On Wed, Oct 26, 2005 at 04:34:17PM +0200, Kay Sievers wrote:
> > Semantics for events depends on which objects you are interested in.
> > Existing ones do not match _any_ of the real objects and I have no
> > idea what exactly had been intended for them. I've asked gregkh, but
> > he didn't remember that either. Apparently they are used by different
> > people as (bad) approximations to different things. Which doesn't work
> > well. And until somebody cares to describe what exactly are they trying
> > to watch the situation obviously won't improve.
>
> They are actually events for claim/release of a block device. As uevents
> are bound to kobjects we needed to send these events from an existing device
> which is the blockdev itself.
>
> Sure, the event itself, has nothing to do with a filesystem. The names are
> like this for historical reasons and "CLAIM/RELEASE" may be less confusing.

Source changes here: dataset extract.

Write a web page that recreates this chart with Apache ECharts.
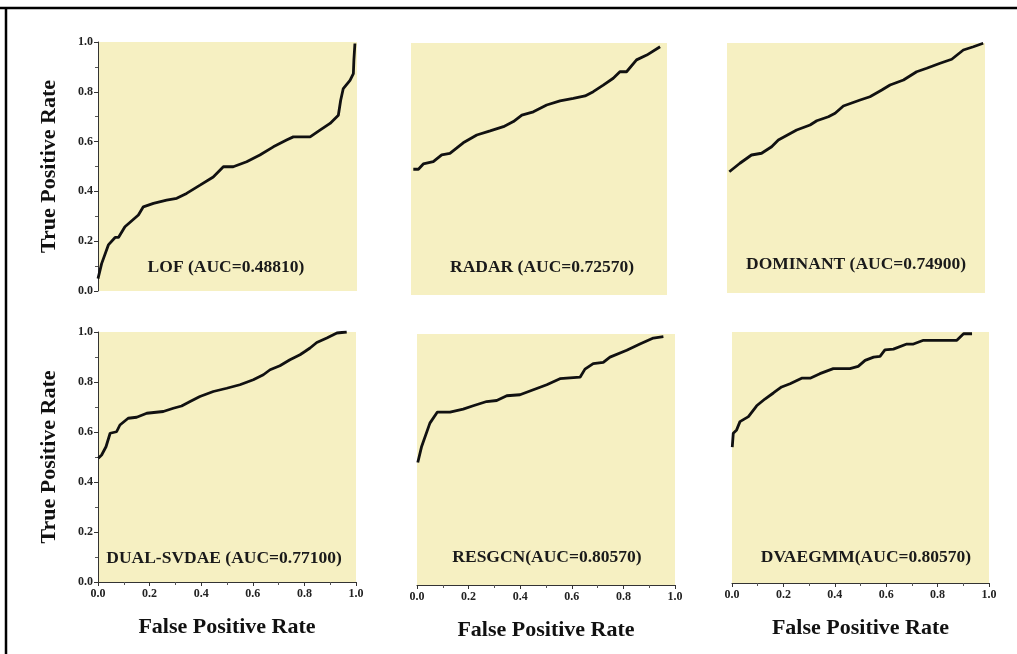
<!DOCTYPE html>
<html>
<head>
<meta charset="utf-8">
<script src="https://cdn.jsdelivr.net/npm/echarts@6/dist/echarts.min.js"></script>
<style>
html,body{margin:0;padding:0;background:#fff;}
#chart{width:1017px;height:654px;}
</style>
</head>
<body>
<div id="chart"></div>
<script>
// ---- Data (FPR, TPR) ----
const lofFpr   = [0,0.014,0.04,0.066,0.079,0.104,0.156,0.175,0.214,0.265,0.304,0.342,0.394,0.445,0.484,0.522,0.574,0.625,0.677,0.728,0.754,0.819,0.857,0.896,0.928,0.937,0.947,0.973,0.986,0.988,0.992];
const lofTpr   = [0.05,0.11,0.185,0.215,0.215,0.258,0.305,0.338,0.352,0.365,0.372,0.392,0.425,0.458,0.499,0.499,0.519,0.546,0.579,0.606,0.619,0.619,0.646,0.673,0.706,0.766,0.813,0.846,0.873,0.927,0.994];

const radarFpr = [0.009,0.029,0.048,0.087,0.12,0.152,0.204,0.257,0.309,0.361,0.4,0.433,0.478,0.53,0.582,0.634,0.68,0.712,0.751,0.79,0.816,0.842,0.881,0.921,0.973];
const radarTpr = [0.499,0.499,0.52,0.529,0.556,0.562,0.604,0.635,0.651,0.668,0.688,0.714,0.727,0.754,0.77,0.78,0.79,0.807,0.833,0.86,0.886,0.886,0.933,0.952,0.985];

const domFpr   = [0.009,0.05,0.095,0.134,0.173,0.199,0.27,0.322,0.348,0.393,0.419,0.451,0.516,0.554,0.6,0.632,0.684,0.735,0.774,0.826,0.871,0.916,0.955,0.993];
const domTpr   = [0.485,0.519,0.552,0.559,0.585,0.612,0.652,0.672,0.689,0.705,0.719,0.748,0.772,0.785,0.812,0.832,0.852,0.885,0.899,0.919,0.935,0.972,0.985,0.999];

const dualFpr  = [0.001,0.014,0.031,0.047,0.072,0.085,0.117,0.15,0.189,0.253,0.292,0.324,0.357,0.395,0.447,0.499,0.55,0.602,0.641,0.667,0.705,0.744,0.783,0.802,0.822,0.848,0.887,0.926,0.964];
const dualTpr  = [0.495,0.508,0.541,0.595,0.601,0.628,0.655,0.659,0.675,0.682,0.695,0.704,0.722,0.742,0.762,0.775,0.789,0.809,0.829,0.849,0.865,0.889,0.909,0.922,0.936,0.958,0.976,0.996,1.0];

const resFpr   = [0.003,0.018,0.05,0.079,0.128,0.179,0.218,0.27,0.309,0.348,0.399,0.451,0.503,0.554,0.632,0.651,0.683,0.722,0.748,0.813,0.864,0.916,0.955];
const resTpr   = [0.488,0.552,0.645,0.689,0.689,0.701,0.714,0.731,0.735,0.754,0.758,0.778,0.798,0.822,0.828,0.86,0.882,0.887,0.908,0.935,0.96,0.984,0.99];

const dvaFpr   = [0.001,0.005,0.018,0.031,0.064,0.096,0.128,0.161,0.193,0.226,0.271,0.304,0.342,0.394,0.459,0.491,0.518,0.551,0.576,0.595,0.628,0.68,0.706,0.745,0.875,0.901,0.934];
const dvaTpr   = [0.541,0.597,0.61,0.643,0.663,0.706,0.733,0.757,0.781,0.794,0.816,0.816,0.834,0.854,0.854,0.863,0.887,0.9,0.903,0.929,0.932,0.952,0.952,0.967,0.967,0.993,0.993];

const panelLabels = ['LOF (AUC=0.48810)','RADAR (AUC=0.72570)','DOMINANT (AUC=0.74900)','DUAL-SVDAE (AUC=0.77100)','RESGCN(AUC=0.80570)','DVAEGMM(AUC=0.80570)'];
const xTitle = 'False Positive Rate';
const yTitle = 'True Positive Rate';

// ---- Layout ----
const FONT = '"Liberation Serif","Times New Roman",serif';
const grids = [
  {left:98,  top:42,  width:259, height:249},
  {left:411, top:43,  width:256, height:252},
  {left:727, top:43,  width:258, height:250},
  {left:98,  top:332, width:258, height:250},
  {left:417, top:334, width:258, height:251},
  {left:732, top:332, width:257, height:251}
];
const showX = [false,false,false,true,true,true];
const showY = [true,false,false,true,false,false];
const labelPos = [[226,267],[542,267],[856,264],[224,558],[547,557],[866,557]];
const xs = [lofFpr,radarFpr,domFpr,dualFpr,resFpr,dvaFpr];
const ys = [lofTpr,radarTpr,domTpr,dualTpr,resTpr,dvaTpr];

const axisCommon = (show) => ({
  type:'value', min:0, max:1, interval:0.2,
  splitLine:{show:false},
  axisLine:{show:show, onZero:false, lineStyle:{color:'#333', width:1}},
  axisTick:{show:show, length:4, lineStyle:{color:'#333'}},
  minorTick:{show:show, splitNumber:2, length:3, lineStyle:{color:'#555'}},
  axisLabel:{show:show, fontFamily:FONT, fontWeight:'bold', fontSize:12, color:'#222',
    formatter:(v)=>v.toFixed(1)}
});

const option = {
  backgroundColor:'#fff',
  animation:false,
  grid: grids.map(g => Object.assign({show:true, backgroundColor:'#f6f0c2', borderWidth:0}, g)),
  xAxis: grids.map((g,i) => Object.assign(axisCommon(showX[i]), {
    gridIndex:i,
    name: showX[i] ? xTitle : '',
    nameLocation:'middle', nameGap:34,
    nameTextStyle:{fontFamily:FONT, fontWeight:'bold', fontSize:22, color:'#111'},
    axisLabel:Object.assign(axisCommon(showX[i]).axisLabel, {margin:6})
  })),
  yAxis: grids.map((g,i) => Object.assign(axisCommon(showY[i]), {
    gridIndex:i,
    name: showY[i] ? yTitle : '',
    nameLocation:'middle', nameGap:38, nameRotate:90,
    nameTextStyle:{fontFamily:FONT, fontWeight:'bold', fontSize:22, color:'#111'},
    axisLabel:Object.assign(axisCommon(showY[i]).axisLabel, {margin:5})
  })),
  series: xs.map((xv,i) => ({
    type:'line', xAxisIndex:i, yAxisIndex:i,
    data: xv.map((x,k)=>[x, ys[i][k]]),
    showSymbol:false, symbol:'none',
    lineStyle:{color:'#111', width:2.8},
    z:3
  })),
  graphic: [
    {type:'line', shape:{x1:0,y1:8,x2:1017,y2:8}, style:{stroke:'#000', lineWidth:2.5}, z:100},
    {type:'line', shape:{x1:6,y1:7,x2:6,y2:654}, style:{stroke:'#000', lineWidth:2.5}, z:100}
  ].concat(panelLabels.map((t,i)=>({
    type:'text', x:labelPos[i][0], y:labelPos[i][1], z:50,
    style:{text:t, fontFamily:FONT, fontWeight:'bold', fontSize:17.5, fill:'#1a1a1a',
      align:'center', verticalAlign:'middle'}
  })))
};

const chart = echarts.init(document.getElementById('chart'), null, {renderer:'canvas'});
chart.setOption(option);
</script>
</body>
</html>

> The events are used as a trigger to rescan /proc/mounts instead of polling
> it constantly.
But that makes no sense. /proc/*/mounts changes when mount tree changes.
Which is obviously not an event happening to block devices. Moreover,
changes of mount tree may involve no changes in the set of active filesystems
or be separated in time from such changes by arbitrary intervals.
Looks like seriously wrong assumptions in userland code working with these
events... _IF_ you want to keep track of /proc/*/mounts changes, the obvious
solution would be to implement ->poll() for them. However, if you are
really interested in block devices, keep in mind that
* getting them claimed happens before your event is generated
* eventually the filesystem claiming them becomes active (or doesn't,
if mount fails)
* eventually an active fs may (or may not) become visible in mount
tree.
* not every umount leads to deactivation
* deactivation can happen long after the fs is no longer present in
mount tree
* fs may become visible in mount tree again without being deactivated
and activated again - (mount /dev/foo /mnt; exec </mnt/bar; umount -l /mnt;
sleep 100; mount /dev/foo /tmp/barf) in case of block filesystem will do just
that; fs gets activated, mounted, unmounted and mounted again 100 seconds
later.
* deactivated fs gives up its claim on device(s). Incidentally,
your UMOUNT event is triggered before either thing happens; any amount of
IO on the device(s) can happen after it.
Oh, and there are things other than filesystems that can (and do) claim
block devices.
So what's really going on? If you want to know when device gets busy, you
need events in fs/block_dev.c and no expectation regarding /proc/mounts.
If you want to know when mount tree changes, you need events on attach_mnt/
detach_mnt (and I would seriously suggest ->poll() rather than wanking with
events). If you want something more complex, you might or might not be
SOL, depending on what you are trying to achieve.